MOVES Seminar, 13 April 2006

Abstraction of Continuous-Time Markov Chains

 

Daniel Willems

Diplomarbeitsvortrag (in English)

 

Continuous-time Markov chains (CTMCs) are a certain type of stochastic
processes. They are being used for performance and dependability
evaluation and can be generated from high-level models such as
stochastic petri-nets and queueing networks. Like in the setting of
transistionsystems, model checking algorithms perform badly on huge
CTMCs and there is the well known state space explosion problem when
generating CTMCs from high-level models.
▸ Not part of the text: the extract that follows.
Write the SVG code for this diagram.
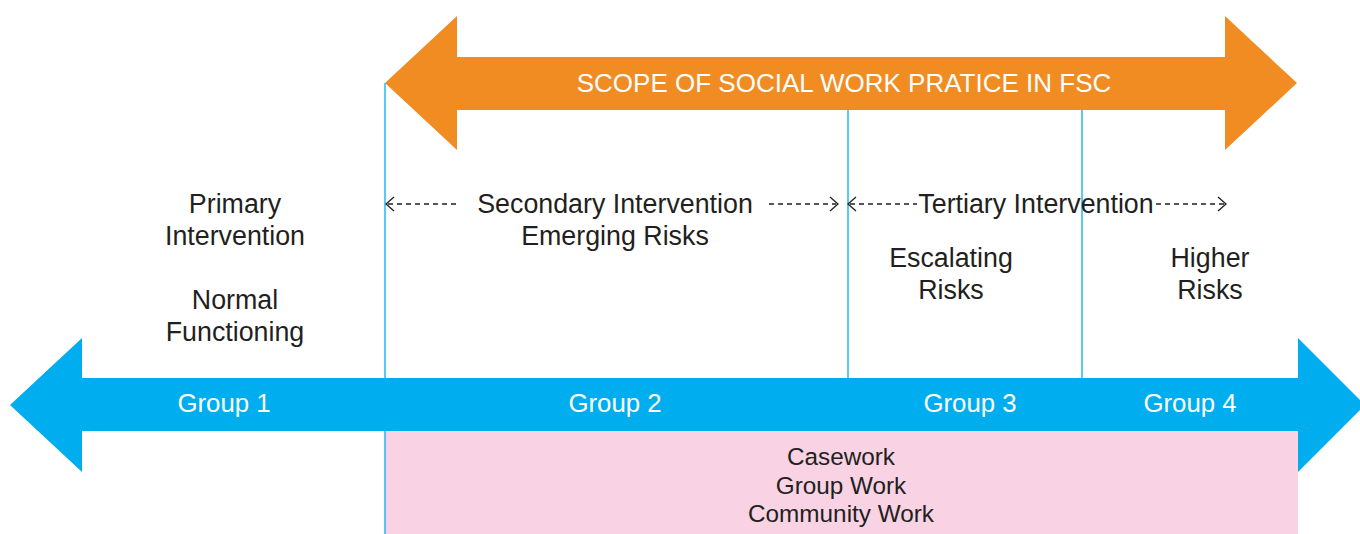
<svg xmlns="http://www.w3.org/2000/svg" width="1360" height="534" viewBox="0 0 1360 534">
<style>
.t{font-family:"Liberation Sans",Arial,Helvetica,sans-serif;font-size:26.8px;fill:#231f20;text-anchor:middle}
.w{font-family:"Liberation Sans",Arial,Helvetica,sans-serif;fill:#ffffff;text-anchor:middle}
.g{font-size:25.8px}
.p{font-family:"Liberation Sans",Arial,Helvetica,sans-serif;font-size:24.3px;fill:#231f20;text-anchor:middle}
.vl{stroke:#00aeef;stroke-width:1.3;fill:none}
.da{stroke:#231f20;stroke-width:1.3;fill:none;stroke-dasharray:5 4}
.hd{stroke:#231f20;stroke-width:1.3;fill:none}
</style>
<rect width="1360" height="534" fill="#ffffff"/>
<g id="pink-box">
<rect x="385" y="431" width="913" height="103" fill="#f9d3e4"/>
<text class="p" x="841" y="465">Casework</text>
<text class="p" x="841" y="494">Group Work</text>
<text class="p" x="841" y="522">Community Work</text>
</g>
<g id="blue-arrow">
<polygon points="10,405 82,338 82,378 1298,378 1298,338 1360,400 1360,410 1298,472 1298,431 82,431 82,472" fill="#00aeef"/>
<text class="w g" x="224" y="412">Group 1</text>
<text class="w g" x="615" y="412">Group 2</text>
<text class="w g" x="970" y="412">Group 3</text>
<text class="w g" x="1190" y="412">Group 4</text>
</g>
<g id="orange-arrow">
<polygon points="385,83 457,16 457,57 1225,57 1225,16 1297,83 1225,150 1225,110 457,110 457,150" fill="#f18c22"/>
<text class="w" x="844" y="92" font-size="26">SCOPE OF SOCIAL WORK PRATICE IN FSC</text>
</g>
<g id="connectors">
<line class="vl" x1="385" y1="83" x2="385" y2="534"/>
<line class="vl" x1="848" y1="110" x2="848" y2="378"/>
<line class="vl" x1="1082" y1="110" x2="1082" y2="378"/>
<line class="da" x1="388" y1="204" x2="456" y2="204"/>
<polyline class="hd" points="394,197 386,204 394,211"/>
<line class="da" x1="769" y1="204" x2="836" y2="204"/>
<polyline class="hd" points="830,197 838,204 830,211"/>
<line class="da" x1="850" y1="204" x2="917" y2="204"/>
<polyline class="hd" points="856,197 848,204 856,211"/>
<line class="da" x1="1156" y1="204" x2="1224" y2="204"/>
<polyline class="hd" points="1218,197 1226,204 1218,211"/>
</g>
<g id="group1-labels">
<text class="t" x="235" y="213">Primary</text>
<text class="t" x="235" y="245">Intervention</text>
<text class="t" x="235" y="309">Normal</text>
<text class="t" x="235" y="341">Functioning</text>
</g>
<g id="group2-labels">
<text class="t" x="615" y="213">Secondary Intervention</text>
<text class="t" x="615" y="245">Emerging Risks</text>
</g>
<g id="group3-labels">
<text class="t" x="1036" y="213">Tertiary Intervention</text>
<text class="t" x="951" y="267">Escalating</text>
<text class="t" x="951" y="299">Risks</text>
</g>
<g id="group4-labels">
<text class="t" x="1210" y="267">Higher</text>
<text class="t" x="1210" y="299">Risks</text>
</g>
</svg>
Therefore techniques for
minimising/abstracting CTMCs, which we will take a closer look at, are
of special interest.

In this talk, first a well known abstraction technique for
continuous-time Markov chains based on bisimulation will be presented.
This technique will be extended such that one can merge non-bisimular
states with perferably similar behavior. We will have to introduce the
notation of abstract continuous-time Markov chains (ACTMCs), where
transition rates are no longer deterministic as they are in CTMCs. Then
we will have a look at some abstractions based on probabilistic
simulation instead of bisimulation. We will see that we also need to add
exitrates and transition probabilities to the definition of ACTMCs
(which are implicitly given in CTMCs) to get more precise abstractions.

Since the indeterminism in ACTMCs is similar to the indeterminism in
continuous-time Markov decision processes (CTMDPs), we can adopt the
schedulers from the setting of CTMDPs to handle the indeterminism in
ACTMCs in a formal way. To prevent the schedulers from picking invalid
combinations of rates, exitrates and probabilities in ACTMCs, we will
have to purge the ACTMC from invalid values.

Finally we will note, that model checking for ACTMCs is possible for an
important fragment of CSL. A more detailed view on model checking would
unfortunatly go beyond the scope of this talk.